Creativity becomes strategy
As AI takes over more repetitive tasks, designers will be able to spend more time shaping ideas and less time producing them pixel by pixel. Instead of grinding through production work, designers will focus on the parts only humans can do well: interpreting client goals, understanding their audience, making thoughtful decisions, and directing the creative vision.
Designers become the people who decide which AI-generated direction makes sense, how it needs to be shaped, and if it aligns with the brand or campaign. AI can output thousands of possibilities, but it can’t understand context, cultural relevance, emotion, or business objectives. That’s where design shines.

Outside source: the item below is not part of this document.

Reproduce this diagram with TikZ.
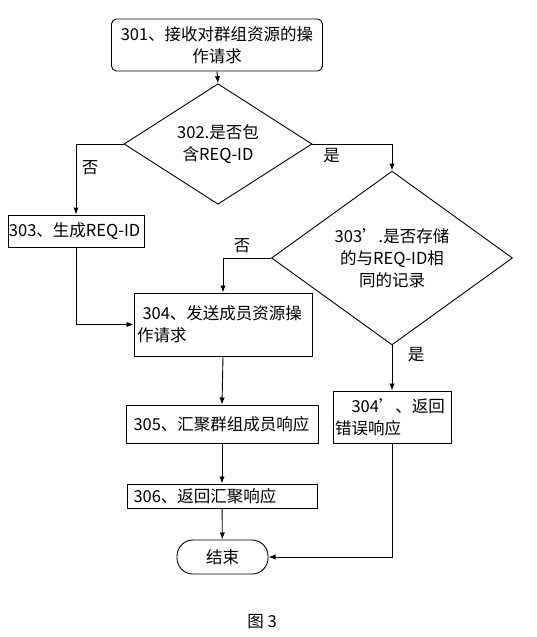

Continual learning becomes a requirement
Not in a stressful, “reinvent your skillset every 6 months” way, but a “stay curious or get stuck” way. AI tools and design software are evolving at a pace we haven’t seen before, so designers need to keep up. This doesn’t mean you need to master everything. What matters is adaptability. A willingness to try new workflows and stay open to new processes, even if it feels weird at first. Even at events like DesignThinkers, we saw how quickly things are shifting. Hearing experts talk about the evolution of AI made it clear that staying informed isn’t optional anymore, it’s part of the craft.
The designers who thrive in 2026 won’t be the ones who resist change. They’ll be the ones who treat learning as a natural part of the job and use it to stay ahead of what‘s next.
The bottom line
Design in 2026 isn’t about choosing the “right” tool or worrying that AI will replace creativity. It’s about embracing a landscape where our tools finally support the way designers naturally think: fluidly, collaboratively, and conceptually.
The more the tech evolves, the more our value comes from vision, judgment, and the ability to translate ideas into experiences that actually resonate.
If there’s one thing I want you to take away from this post, it’s this:
Designers who stay curious, flexible, and grounded in solid creative thinking will lead the next era of design, no matter what tools come next.